**Exercise requirements**
Leave the pictures out. Return all other data exactly.

┌──

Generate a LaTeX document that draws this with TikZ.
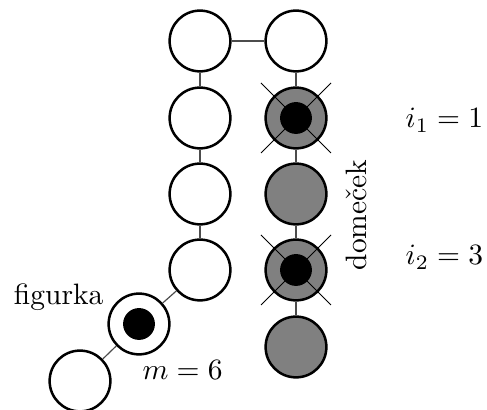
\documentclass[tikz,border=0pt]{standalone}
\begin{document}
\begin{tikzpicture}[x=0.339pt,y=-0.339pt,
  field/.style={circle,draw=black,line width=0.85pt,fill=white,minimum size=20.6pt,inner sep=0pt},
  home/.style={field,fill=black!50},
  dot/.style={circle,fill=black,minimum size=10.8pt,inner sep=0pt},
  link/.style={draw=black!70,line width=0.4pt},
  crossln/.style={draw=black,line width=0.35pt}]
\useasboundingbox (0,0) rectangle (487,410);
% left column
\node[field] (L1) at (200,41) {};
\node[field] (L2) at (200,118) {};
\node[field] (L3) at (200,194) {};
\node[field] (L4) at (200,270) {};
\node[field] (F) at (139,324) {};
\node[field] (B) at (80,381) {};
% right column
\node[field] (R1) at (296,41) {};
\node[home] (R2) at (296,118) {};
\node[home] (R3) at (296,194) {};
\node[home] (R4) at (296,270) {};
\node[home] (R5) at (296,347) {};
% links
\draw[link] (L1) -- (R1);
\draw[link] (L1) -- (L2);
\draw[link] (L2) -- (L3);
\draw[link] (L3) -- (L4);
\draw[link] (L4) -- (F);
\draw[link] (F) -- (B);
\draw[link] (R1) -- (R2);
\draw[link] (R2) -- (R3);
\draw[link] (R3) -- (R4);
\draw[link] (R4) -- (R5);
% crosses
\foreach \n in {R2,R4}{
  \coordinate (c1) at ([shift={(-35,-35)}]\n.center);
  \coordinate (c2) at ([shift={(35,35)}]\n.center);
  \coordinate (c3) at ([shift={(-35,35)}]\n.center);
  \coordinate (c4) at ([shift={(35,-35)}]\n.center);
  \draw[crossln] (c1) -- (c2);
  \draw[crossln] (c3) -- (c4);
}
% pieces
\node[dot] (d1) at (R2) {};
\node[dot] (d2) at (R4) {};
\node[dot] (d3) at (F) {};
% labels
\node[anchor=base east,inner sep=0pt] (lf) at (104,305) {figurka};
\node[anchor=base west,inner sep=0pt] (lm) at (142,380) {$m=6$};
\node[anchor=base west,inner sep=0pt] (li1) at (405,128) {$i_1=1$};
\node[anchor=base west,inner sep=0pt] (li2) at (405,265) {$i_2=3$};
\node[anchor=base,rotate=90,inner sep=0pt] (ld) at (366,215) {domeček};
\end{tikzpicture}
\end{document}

└──

**Correct output**
Generate a LaTeX document that draws this with TikZ.
\documentclass[tikz,border=0pt]{standalone}
\begin{document}
\begin{tikzpicture}[x=0.339pt,y=-0.339pt,
  field/.style={circle,draw=black,line width=0.85pt,fill=white,minimum size=20.6pt,inner sep=0pt},
  home/.style={field,fill=black!50},
  dot/.style={circle,fill=black,minimum size=10.8pt,inner sep=0pt},
  link/.style={draw=black!70,line width=0.4pt},
  crossln/.style={draw=black,line width=0.35pt}]
\useasboundingbox (0,0) rectangle (487,410);
% left column
\node[field] (L1) at (200,41) {};
\node[field] (L2) at (200,118) {};
\node[field] (L3) at (200,194) {};
\node[field] (L4) at (200,270) {};
\node[field] (F) at (139,324) {};
\node[field] (B) at (80,381) {};
% right column
\node[field] (R1) at (296,41) {};
\node[home] (R2) at (296,118) {};
\node[home] (R3) at (296,194) {};
\node[home] (R4) at (296,270) {};
\node[home] (R5) at (296,347) {};
% links
\draw[link] (L1) -- (R1);
\draw[link] (L1) -- (L2);
\draw[link] (L2) -- (L3);
\draw[link] (L3) -- (L4);
\draw[link] (L4) -- (F);
\draw[link] (F) -- (B);
\draw[link] (R1) -- (R2);
\draw[link] (R2) -- (R3);
\draw[link] (R3) -- (R4);
\draw[link] (R4) -- (R5);
% crosses
\foreach \n in {R2,R4}{
  \coordinate (c1) at ([shift={(-35,-35)}]\n.center);
  \coordinate (c2) at ([shift={(35,35)}]\n.center);
  \coordinate (c3) at ([shift={(-35,35)}]\n.center);
  \coordinate (c4) at ([shift={(35,-35)}]\n.center);
  \draw[crossln] (c1) -- (c2);
  \draw[crossln] (c3) -- (c4);
}
% pieces
\node[dot] (d1) at (R2) {};
\node[dot] (d2) at (R4) {};
\node[dot] (d3) at (F) {};
% labels
\node[anchor=base east,inner sep=0pt] (lf) at (104,305) {figurka};
\node[anchor=base west,inner sep=0pt] (lm) at (142,380) {$m=6$};
\node[anchor=base west,inner sep=0pt] (li1) at (405,128) {$i_1=1$};
\node[anchor=base west,inner sep=0pt] (li2) at (405,265) {$i_2=3$};
\node[anchor=base,rotate=90,inner sep=0pt] (ld) at (366,215) {domeček};
\end{tikzpicture}
\end{document}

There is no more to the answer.